Osaka's bowl is made with warm quinoa, baby spinach, cilantro, tomato, tortilla chips, raw carrots, goat cheese, blackened chicken, lime-cilantro jalapeno vinaigrette, avocado and Sweetgreen hot sauce.
"She's passionate about food and cares about nutrition a lot, especially as it relates to her training," Ru said. "So a lot of it was very familiar to her and really kind of fun [to watch her] connect deeper with Sweetgreen inside the culinary lab and working with chefs -- it was a very collaborative process."
"I’m proud to join forces with Sweetgreen to change the way the world thinks of traditional fast-food sponsorships," Osaka said in a statement. "As an athlete, what I put into my body directly correlates to how I perform and eating delicious, healthy foods fuels my daily routine.
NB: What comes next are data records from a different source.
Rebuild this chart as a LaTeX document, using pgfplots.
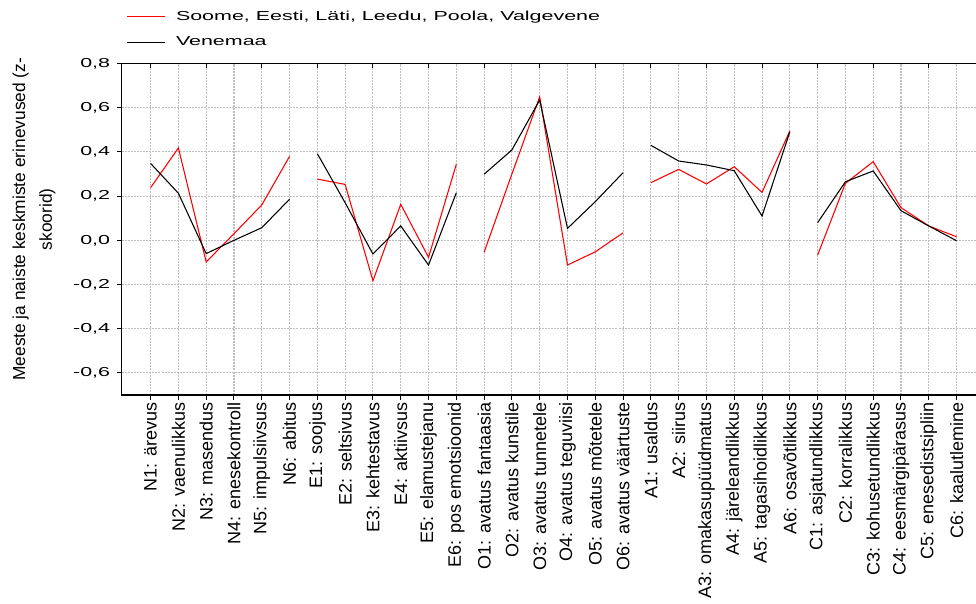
\documentclass[border=0pt]{standalone}
\usepackage{pgfplots}
\pgfplotsset{compat=1.18}
\usepackage{pgfplotstable}
\usepackage{fontspec}
\setmainfont{Liberation Sans}
\newfontfamily\widefont[FakeStretch=1.65]{Liberation Sans}
\pgfplotsset{legend image code/.code={\draw[#1] (0pt,0pt) -- (29pt,0pt);}}

\pgfplotstableread{
x red black
0 0.238 0.348
1 0.418 0.213
2 -0.098 -0.060
3 0.030 0.000
4 0.160 0.057
5 0.380 0.186
5.5 nan nan
6 0.277 0.392
7 0.253 0.170
8 -0.183 -0.062
9 0.163 0.065
10 -0.077 -0.112
11 0.344 0.215
11.5 nan nan
12 -0.054 0.299
13 0.300 0.409
14 0.650 0.635
15 -0.112 0.054
16 -0.052 0.175
17 0.034 0.306
17.5 nan nan
18 0.261 0.430
19 0.321 0.359
20 0.255 0.341
21 0.333 0.315
22 0.217 0.110
23 0.495 0.491
23.5 nan nan
24 -0.067 0.080
25 0.258 0.265
26 0.356 0.314
27 0.148 0.134
28 0.065 0.065
29 0.016 -0.002
}\data

\begin{document}
\begin{tikzpicture}
\begin{axis}[
  at={(91.275pt,156.75pt)}, anchor=south west,
  scale only axis, width=647pt, height=248.6pt,
  xmin=-1.04, xmax=30, ymin=-0.7, ymax=0.8,
  unbounded coords=jump,
  axis line style={black, line width=0.9pt},
  xtick={0,...,29},
  xticklabels={N1: ärevus, N2: vaenulikkus, N3: masendus, N4: enesekontroll, N5: impulsiivsus, N6: abitus, E1: soojus, E2: seltsivus, E3: kehtestavus, E4: aktiivsus, E5: elamustejanu, E6: pos emotsioonid, O1: avatus fantaasia, O2: avatus kunstile, O3: avatus tunnetele, O4: avatus teguviisi, O5: avatus mõtetele, O6: avatus väärtuste, A1: usaldus, A2: siirus, A3: omakasupüüdmatus, A4: järeleandlikkus, A5: tagasihoidlikkus, A6: osavõtlikkus, C1: asjatundlikkus, C2: korralikkus, C3: kohusetundlikkus, C4: eesmärgipärasus, C5: enesedistsipliin, C6: kaalutlemine},
  ytick={-0.6,-0.4,-0.2,0,0.2,0.4,0.6,0.8},
  xtick pos=bottom, ytick pos=left,
  tick align=outside,
  major tick length=3.5pt,
  tick style={black, line width=0.75pt},
  xticklabel style={rotate=90, anchor=east, inner sep=2pt, font=\fontsize{13.5}{16}\selectfont},
  yticklabel style={font=\widefont\fontsize{9.75}{11}\selectfont, inner sep=0pt, xshift=-5pt,
    /pgf/number format/.cd, fixed, fixed zerofill, precision=1, use comma, assume math mode=true},
  grid=major,
  major grid style={gray!50, line width=0.8pt, dash pattern=on 1.5pt off 0.8pt},
  ylabel={Meeste ja naiste keskmiste erinevused (z-\\[5pt]skoorid)},
  every axis y label/.style={at={(axis description cs:-0.1017,0.53)}, rotate=90, anchor=center,
    align=center, font=\fontsize{13}{15}\selectfont},
  legend style={at={(axis description cs:0.005,1.163)}, anchor=north west, draw=none, fill=none,
    inner sep=0pt, row sep=8.75pt, font=\widefont\fontsize{9.75}{11}\selectfont,
    nodes={inner sep=1pt},
    /tikz/every odd column/.append style={column sep=6.5pt}},
  legend cell align=left,
]
\addplot[red, line width=0.8pt] table[x=x, y=red]{\data};
\addlegendentry{Soome, Eesti, Läti, Leedu, Poola, Valgevene}
\addplot[black, line width=0.8pt] table[x=x, y=black]{\data};
\addlegendentry{Venemaa}
\end{axis}
\begin{axis}[
  at={(91.275pt,156.75pt)}, anchor=south west,
  scale only axis, width=647pt, height=248.6pt,
  xmin=-1.04, xmax=30, ymin=-0.7, ymax=0.8,
  axis line style={draw=none},
  xtick={0,2,...,28}, xticklabels={}, ytick=\empty,
  xtick pos=top, tick align=inside, major tick length=3.5pt,
  tick style={black, line width=0.75pt},
]
\end{axis}
\pgfresetboundingbox
\useasboundingbox (0,0) rectangle (732pt,453pt);
\end{tikzpicture}
\end{document}
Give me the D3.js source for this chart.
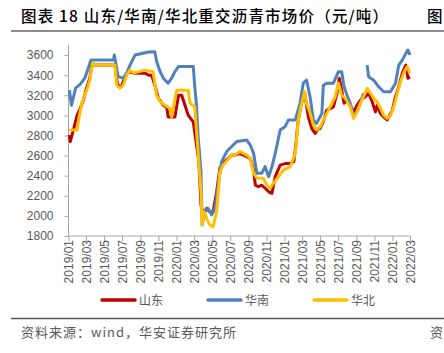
<!DOCTYPE html>
<html>
<head>
<meta charset="utf-8">
<script src="https://cdn.jsdelivr.net/npm/d3@7"></script>
<style>
  body { margin: 0; background: #fff; }
  svg { display: block; }
</style>
</head>
<body>
<div id="chart"></div>
<script>
// series: [date, price] (元/吨)
const shandong = [
  ["2019-01-04",2805],["2019-01-07",2740],["2019-01-19",2870],["2019-01-30",3000],["2019-02-10",3070],
  ["2019-02-20",3150],["2019-03-03",3270],["2019-03-14",3370],["2019-03-20",3485],["2019-03-26",3500],
  ["2019-06-07",3500],["2019-06-16",3300],["2019-06-29",3285],["2019-07-11",3385],["2019-07-22",3435],
  ["2019-08-09",3420],["2019-09-16",3420],["2019-09-29",3400],["2019-10-09",3400],["2019-10-20",3300],
  ["2019-11-01",3170],["2019-11-18",3100],["2019-11-29",3085],["2019-12-04",2985],["2019-12-27",2985],
  ["2020-01-08",3200],["2020-01-19",3200],["2020-01-30",3100],["2020-02-10",3000],["2020-02-27",2935],
  ["2020-03-09",2705],["2020-03-17",2540],["2020-03-24",2110],["2020-04-01",2010],["2020-04-12",2075],
  ["2020-04-23",2040],["2020-05-04",2040],["2020-05-16",2240],["2020-05-27",2475],["2020-06-13",2540],
  ["2020-07-06",2605],["2020-07-17",2605],["2020-08-03",2620],["2020-08-26",2590],["2020-09-07",2570],
  ["2020-09-18",2455],["2020-09-24",2305],["2020-10-04",2290],["2020-10-16",2305],["2020-10-27",2275],
  ["2020-11-08",2240],["2020-11-19",2225],["2020-11-30",2390],["2020-12-17",2505],["2021-01-03",2520],
  ["2021-01-20",2520],["2021-02-01",2540],["2021-02-06",2655],["2021-02-16",2955],["2021-02-27",3120],
  ["2021-03-10",3220],["2021-03-22",2985],["2021-04-03",2870],["2021-04-14",2820],["2021-04-25",2870],
  ["2021-05-01",2870],["2021-05-12",2940],["2021-05-23",3050],["2021-06-15",3085],["2021-06-27",3220],
  ["2021-07-05",3370],["2021-07-13",3250],["2021-07-21",3120],["2021-07-31",3150],["2021-08-11",3100],
  ["2021-08-22",3035],["2021-09-03",3100],["2021-09-14",3150],["2021-10-01",3185],["2021-10-12",3220],
  ["2021-10-24",3135],["2021-11-04",3035],["2021-11-10",3100],["2021-11-21",3020],["2021-12-02",2985],
  ["2021-12-14",2955],["2021-12-31",3050],["2022-01-11",3185],["2022-01-22",3285],["2022-02-03",3420],
  ["2022-02-15",3500],["2022-02-22",3370],["2022-03-01",3385]
];

const huanan = [
  ["2019-01-04",3250],["2019-01-11",3100],["2019-01-25",3270],["2019-02-10",3310],["2019-02-25",3370],
  ["2019-03-09",3470],["2019-03-18",3550],["2019-06-02",3550],["2019-06-05",3600],["2019-06-18",3385],
  ["2019-07-05",3370],["2019-07-17",3420],["2019-07-28",3500],["2019-08-14",3600],["2019-09-29",3630],
  ["2019-10-20",3633],["2019-10-26",3535],["2019-11-07",3435],["2019-11-18",3370],["2019-12-04",3320],
  ["2019-12-16",3370],["2019-12-27",3435],["2020-01-08",3485],["2020-02-27",3485],["2020-03-03",3285],
  ["2020-03-09",3100],["2020-03-14",2805],["2020-03-24",2440],["2020-03-28",1910],["2020-04-06",2040],
  ["2020-04-17",2075],["2020-04-29",2010],["2020-05-10",2075],["2020-05-21",2305],["2020-06-02",2540],
  ["2020-06-19",2640],["2020-07-11",2705],["2020-07-23",2740],["2020-08-26",2755],["2020-09-07",2705],
  ["2020-09-18",2620],["2020-09-29",2425],["2020-10-16",2425],["2020-10-27",2490],["2020-11-08",2390],
  ["2020-11-19",2490],["2020-11-30",2620],["2020-12-17",2855],["2021-01-03",2890],["2021-01-14",2955],
  ["2021-02-06",2955],["2021-02-22",3120],["2021-03-05",3320],["2021-03-16",3350],["2021-03-28",3185],
  ["2021-04-08",2955],["2021-04-19",2920],["2021-05-07",3020],["2021-05-12",3300],["2021-05-23",3320],
  ["2021-06-15",3320],["2021-07-02",3435],["2021-07-13",3435],["2021-07-21",3285],["2021-07-31",3200],
  ["2021-08-11",3120],["2021-08-22",3000],["2021-09-03",3035],["2021-09-14",3120],["2021-09-25",3220],
  ["2021-10-02",null],
  ["2021-10-07",3500],["2021-10-12",3385],["2021-10-29",3350],["2021-11-15",3285],["2021-12-02",3235],
  ["2021-12-25",3235],["2022-01-11",3320],["2022-01-22",3500],["2022-02-03",3550],["2022-02-15",3617],
  ["2022-02-22",3650],["2022-03-01",3600]
];

const huabei = [
  ["2019-01-04",2855],["2019-01-30",2855],["2019-02-05",2970],["2019-02-15",3120],["2019-02-25",3200],
  ["2019-03-06",3270],["2019-03-14",3350],["2019-03-20",3470],["2019-03-26",3520],["2019-04-01",3500],
  ["2019-06-07",3500],["2019-06-13",3300],["2019-06-24",3270],["2019-07-05",3300],["2019-07-17",3400],
  ["2019-07-28",3450],["2019-08-09",3420],["2019-09-16",3450],["2019-10-14",3435],["2019-10-26",3200],
  ["2019-11-07",3135],["2019-11-23",3100],["2019-12-10",3070],["2019-12-16",2985],["2019-12-21",3070],
  ["2020-01-02",3250],["2020-02-10",3250],["2020-02-16",3120],["2020-03-03",3085],["2020-03-14",2640],
  ["2020-03-24",2240],["2020-03-28",1910],["2020-04-04",2040],["2020-04-12",1975],["2020-04-23",1910],
  ["2020-05-04",1890],["2020-05-16",2040],["2020-05-27",2440],["2020-06-07",2505],["2020-07-06",2605],
  ["2020-07-17",2605],["2020-08-03",2640],["2020-08-26",2605],["2020-09-07",2570],["2020-09-18",2425],
  ["2020-09-29",2375],["2020-10-21",2375],["2020-11-02",2305],["2020-11-13",2275],["2020-11-24",2325],
  ["2020-12-11",2390],["2020-12-28",2455],["2021-01-20",2490],["2021-02-06",2620],["2021-02-16",2955],
  ["2021-02-27",3120],["2021-03-10",3235],["2021-03-16",3120],["2021-03-28",3020],["2021-04-08",2905],
  ["2021-04-19",2855],["2021-05-01",2885],["2021-05-18",2990],["2021-06-04",3085],["2021-06-21",3185],
  ["2021-07-02",3320],["2021-07-13",3200],["2021-07-25",3170],["2021-08-11",3085],["2021-08-22",2970],
  ["2021-09-03",3035],["2021-09-14",3120],["2021-09-25",3185],["2021-10-07",3270],["2021-10-18",3220],
  ["2021-10-29",3170],["2021-11-10",3135],["2021-11-21",3070],["2021-12-02",3000],["2021-12-14",2970],
  ["2021-12-25",3000],["2022-01-05",3085],["2022-01-17",3220],["2022-01-28",3335],["2022-02-09",3435],
  ["2022-02-20",3485],["2022-02-28",3420]
];

const seriesNames = ["山东", "华南", "华北"];
const seriesColors = ["#C00000", "#4F81BD", "#FFC000"];
const yTicks = [1800, 2000, 2200, 2400, 2600, 2800, 3000, 3200, 3400, 3600];

const W = 444, H = 353;
const parse = d3.timeParse("%Y-%m-%d");

const svg = d3.select("#chart").append("svg")
    .attr("width", W)
    .attr("height", H);

// title + rules
svg.append("text")
    .attr("x", 21).attr("y", 22)
    .attr("font-family", "'Noto Sans CJK SC'")
    .attr("font-size", 15.5)
    .attr("font-weight", 500)
    .attr("fill", "#000")
    .attr("textLength", 367)
    .attr("lengthAdjust", "spacing")
    .text("图表 18 山东/华南/华北重交沥青市场价（元/吨）");
// start of the neighbouring column's title, at the right edge as in the source page
svg.append("text")
    .attr("x", 427).attr("y", 22)
    .attr("font-family", "'Noto Sans CJK SC'")
    .attr("font-size", 15.5)
    .attr("font-weight", 500)
    .text("图");
svg.append("line")
    .attr("x1", 11).attr("x2", W).attr("y1", 31).attr("y2", 31)
    .attr("stroke", "#8c8c8c").attr("stroke-width", 2);

svg.append("line")
    .attr("x1", 11).attr("x2", W).attr("y1", 318.5).attr("y2", 318.5)
    .attr("stroke", "#595959").attr("stroke-width", 1.5);
svg.append("text")
    .attr("x", 21).attr("y", 337)
    .attr("font-family", "'Noto Sans CJK SC'")
    .attr("font-size", 13)
    .attr("letter-spacing", 1)
    .attr("fill", "#595959")
    .text("资料来源：wind，华安证券研究所");
svg.append("text")
    .attr("x", 430).attr("y", 337)
    .attr("font-family", "'Noto Sans CJK SC'")
    .attr("font-size", 13)
    .attr("fill", "#595959")
    .text("资");

// scales
const x = d3.scaleTime()
    .domain([parse("2019-01-01"), parse("2022-03-01")])
    .range([68.5, 410]);
const y = d3.scaleLinear()
    .domain([1800, 3700])
    .range([236, 45]);

// y axis
const yAxis = svg.append("g")
    .attr("transform", "translate(68.5,0)")
    .call(d3.axisLeft(y).tickValues(yTicks).tickFormat(d3.format("d")).tickSize(4).tickPadding(11));
yAxis.select(".domain").attr("stroke", "#a6a6a6").attr("d", `M0,${y(3700)}V${y(1800)}`);
yAxis.selectAll(".tick line").attr("stroke", "#a6a6a6");
yAxis.selectAll("text")
    .attr("font-family", "'Liberation Sans', Arial, sans-serif")
    .attr("font-size", 12)
    .attr("fill", "#595959");

// x axis
const xAxis = svg.append("g")
    .attr("transform", `translate(0,${y(1800)})`)
    .call(d3.axisBottom(x)
        .ticks(d3.timeMonth.every(2))
        .tickFormat(d3.timeFormat("%Y/%m"))
        .tickSize(5));
xAxis.select(".domain").attr("stroke", "#a6a6a6").attr("d", `M${x.range()[0]},0H${x.range()[1]}`);
xAxis.selectAll(".tick line").attr("stroke", "#a6a6a6");
xAxis.selectAll("text")
    .attr("font-family", "'Liberation Sans', Arial, sans-serif")
    .attr("font-size", 12)
    .attr("fill", "#595959")
    .attr("transform", "rotate(-90)")
    .attr("x", -4)
    .attr("y", 0)
    .attr("dy", "0.35em")
    .attr("text-anchor", "end");

// lines
const line = d3.line()
    .defined(d => d[1] != null)
    .x(d => x(parse(d[0])))
    .y(d => y(d[1]));

[shandong, huanan, huabei].forEach((data, i) => {
    svg.append("path")
        .datum(data)
        .attr("fill", "none")
        .attr("stroke", seriesColors[i])
        .attr("stroke-width", 3)
        .attr("stroke-linejoin", "round")
        .attr("d", line);
});

// legend
const legendX = [102, 208, 314];
seriesNames.forEach((name, i) => {
    svg.append("line")
        .attr("x1", legendX[i]).attr("x2", legendX[i] + 33)
        .attr("y1", 300).attr("y2", 300)
        .attr("stroke", seriesColors[i])
        .attr("stroke-width", 3.5)
        .attr("stroke-linecap", "round");
    svg.append("text")
        .attr("x", legendX[i] + 37).attr("y", 304.5)
        .attr("font-family", "'Noto Sans CJK SC'")
        .attr("font-size", 12)
        .attr("fill", "#595959")
        .text(name);
});
</script>
</body>
</html>
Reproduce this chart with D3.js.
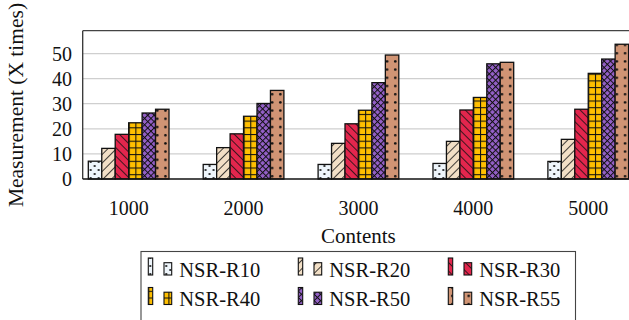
<!DOCTYPE html>
<html><head><meta charset="utf-8">
<script src="https://cdn.jsdelivr.net/npm/d3@7"></script>
<style>body{margin:0;background:#fff}svg{display:block}</style>
</head><body><svg id="c" width="629" height="320"></svg>
<script>
const categories = ["1000", "2000", "3000", "4000", "5000"];
const seriesNames = ["NSR-R10", "NSR-R20", "NSR-R30", "NSR-R40", "NSR-R50", "NSR-R55"];
const r10 = [7.1, 5.8, 5.8, 6.2, 7.0];
const r20 = [12.2, 12.5, 14.2, 15.0, 15.8];
const r30 = [17.8, 18.0, 22.0, 27.5, 27.8];
const r40 = [22.4, 25.0, 27.4, 32.5, 42.1];
const r50 = [26.3, 30.1, 38.4, 45.9, 47.8];
const r55 = [27.8, 35.3, 49.4, 46.5, 53.7];
const yTicks = [0, 10, 20, 30, 40, 50];
const values = [r10, r20, r30, r40, r50, r55];

const svg = d3.select("#c");
const FONT = '"Liberation Serif"';
const L = 82.7, R = 634.2, T = 30.7, B = 179;
const x = d3.scalePoint().domain(categories).range([L, R]).padding(0.4);
const inner = d3.scaleBand().domain(seriesNames).range([-40.35, 40.35]).padding(0);
const y = d3.scaleLinear().domain([0, 59.1]).range([B, T]);

// patterns
const defs = svg.append("defs");
const fills = ["#eef5fb", "#f2dfc6", "#e3264d", "#ffbf00", "#9460c8", "#d09474"];
function pat(id, size, bg, transform, draw) {
  const p = defs.append("pattern").attr("id", id).attr("patternUnits", "userSpaceOnUse")
    .attr("width", size).attr("height", size);
  if (transform) p.attr("patternTransform", transform);
  p.append("rect").attr("width", size).attr("height", size).attr("fill", bg);
  draw(p, size);
}
pat("p0", 8, fills[0], null, (p) => {
  p.append("circle").attr("cx", 2).attr("cy", 2).attr("r", 1.1).attr("fill", "#111");
  p.append("circle").attr("cx", 6).attr("cy", 6).attr("r", 1.1).attr("fill", "#111");
});
pat("p1", 6, fills[1], "rotate(45)", (p, s) => {
  p.append("line").attr("x1", 0).attr("y1", 0).attr("x2", 0).attr("y2", s).attr("stroke", "#111").attr("stroke-width", 1.6);
});
pat("p2", 6, fills[2], "rotate(-45)", (p, s) => {
  p.append("line").attr("x1", 0).attr("y1", 0).attr("x2", 0).attr("y2", s).attr("stroke", "#111").attr("stroke-width", 1.6);
});
pat("p3", 6.7, fills[3], null, (p, s) => {
  p.append("line").attr("x1", 0).attr("y1", 0.5).attr("x2", s).attr("y2", 0.5).attr("stroke", "#111").attr("stroke-width", 1.1);
  p.append("line").attr("x1", 0.5).attr("y1", 0).attr("x2", 0.5).attr("y2", s).attr("stroke", "#111").attr("stroke-width", 1.1);
});
pat("p4", 4.5, fills[4], "rotate(45)", (p, s) => {
  p.append("line").attr("x1", 0).attr("y1", 0.5).attr("x2", s).attr("y2", 0.5).attr("stroke", "#111").attr("stroke-width", 1);
  p.append("line").attr("x1", 0.5).attr("y1", 0).attr("x2", 0.5).attr("y2", s).attr("stroke", "#111").attr("stroke-width", 1);
});
pat("p5", 8.2, fills[5], null, (p) => {
  p.append("circle").attr("cx", 4).attr("cy", 4).attr("r", 1.3).attr("fill", "#111");
});

// grid
svg.append("g").selectAll("line").data(yTicks.filter(d => d > 0)).join("line")
  .attr("x1", L).attr("x2", 629).attr("y1", d => y(d)).attr("y2", d => y(d))
  .attr("stroke", "#cfcfcf").attr("stroke-width", 1.3);

// bars
const groups = svg.append("g").selectAll("g").data(categories).join("g")
  .attr("transform", d => `translate(${x(d)},0)`);
groups.selectAll("rect").data((c, ci) => seriesNames.map((s, si) => ({ s, si, v: values[si][ci] })))
  .join("rect")
  .attr("x", d => inner(d.s)).attr("width", inner.bandwidth())
  .attr("y", d => y(d.v)).attr("height", d => B - y(d.v))
  .attr("fill", d => `url(#p${d.si})`).attr("stroke", "#111").attr("stroke-width", 1.3);

// axes frame
svg.append("line").attr("x1", L).attr("x2", 629).attr("y1", T).attr("y2", T).attr("stroke", "#444").attr("stroke-width", 1.3);
svg.append("line").attr("x1", L).attr("x2", L).attr("y1", T).attr("y2", B).attr("stroke", "#333").attr("stroke-width", 1.3);
svg.append("line").attr("x1", L).attr("x2", 629).attr("y1", B).attr("y2", B).attr("stroke", "#111").attr("stroke-width", 1.5);

const txt = (sel) => sel.style("font-family", FONT).attr("fill", "#111");

// y ticks
svg.append("g").selectAll("text").data(yTicks).join("text").call(txt)
  .attr("x", 72).attr("y", d => y(d)).attr("dy", "0.35em").attr("text-anchor", "end")
  .style("font-size", "20px").text(d => d);

// x ticks
svg.append("g").selectAll("text").data(categories).join("text").call(txt)
  .attr("x", d => x(d)).attr("y", 215).attr("text-anchor", "middle")
  .style("font-size", "20px").text(d => d);

svg.append("text").call(txt).attr("x", (L + R) / 2).attr("y", 242.5).attr("text-anchor", "middle")
  .style("font-size", "21px").text("Contents");
svg.append("text").call(txt).attr("transform", "translate(23,105) rotate(-90)").attr("text-anchor", "middle")
  .style("font-size", "21.5px").text("Measurement (X times)");

// legend
const lg = svg.append("g");
lg.append("rect").attr("x", 141).attr("y", 251.5).attr("width", 434.5).attr("height", 90)
  .attr("fill", "#fff").attr("stroke", "#444").attr("stroke-width", 1.1);
const items = lg.selectAll("g").data(seriesNames).join("g")
  .attr("transform", (d, i) => `translate(${148.3 + (i % 3) * 150},${(Math.floor(i / 3)) * 29.5})`);
items.append("rect").attr("x", 0).attr("y", 258).attr("width", 4.4).attr("height", 17)
  .attr("fill", (d, i) => `url(#p${i})`).attr("stroke", "#111").attr("stroke-width", 1.1);
items.append("rect").attr("x", 15.7).attr("y", 262.7).attr("width", 7.7).attr("height", 12.3)
  .attr("fill", (d, i) => `url(#p${i})`).attr("stroke", "#111").attr("stroke-width", 1.1);
items.append("text").call(txt).attr("x", 31).attr("y", 276.5).style("font-size", "20.5px").text(d => d);
</script></body></html>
I’m excited about the work we’re doing together to create a positive impact."
In celebration of their partnership, Sweetgreen and Osaka are jointly supporting The Asian American Foundation in its effort to advance equity, with 100% of sales from every Naomi Osaka Bowl on May 26 going to support AAPI-led organizations increasing food access in AAPI communities.
One of Sweetgreen's core values -- win, win, win -- sets out to ensure the customer, company and community all win, and Ru said that Osaka shared in that approach for this new partnership.
"Healthy eating shouldn't be very prescriptive, it should be an integrated part of your lifestyle, and I think that's what we really connected over," he added. "The collaboration with Naomi is meant to feel very light and connected to your lifestyle."
While this is Sweetgreen's first athlete-backed promotion, Ru said, "We want to use this platform going forward. It's how we connect to future athletes." He added that the brand will keep an eye out for future opportunities to connect with other like-minded pros when the time is right.